それぞれのスペシャリストたちの的確なアイデアと圧巻の技術、僕が迷いそうになった時もちゃんとゴールが見えている友田さんの俯瞰力に助けられてこの世界が出来上がりました。


人を感動させられるのは、人だ。

生音にこだわったのも、少数精鋭のスキルを集中させて作っているのも、リスナーの皆さんに楽曲が届いた際、それぞれの込めたアイデアが「アソビ」として生きる余裕をもたせたいからです。

毎回ながら、僕が作曲もトラックアレンジも一人でやっていることが多い自分の作品。それでも一人で完結させず、最高のメンバーとともに曲作りを行っていく理由は「信頼できる人の手が加われば、必ず自分一人で作るより良くなる。」と思えるからです。

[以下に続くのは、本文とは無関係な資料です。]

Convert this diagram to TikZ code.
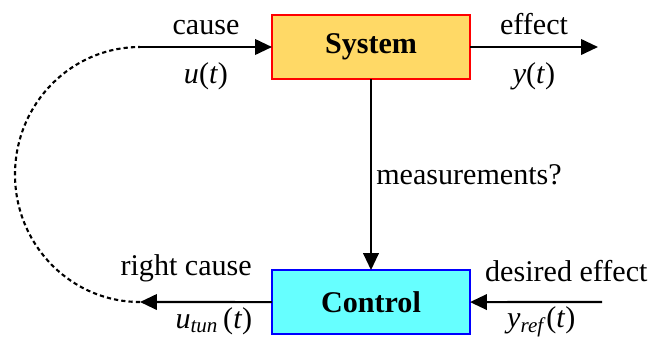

生音の魅力、レコーディング、ミキシング、マスタリングは、アレンジされた楽曲を魔法のように別次元にいざなってくれます。AIで音楽制作という話題は日をおうごとに勢いを増しますが、いざ音楽だけで勝負する、となった場合、大事な映画やドラマ、ショーやCMのワンシーンとなった場合、人の手で作られた高品位な楽曲は間違いなく必要とされると思います。

感動してもらう相手が、人の心を持ち続ける限り。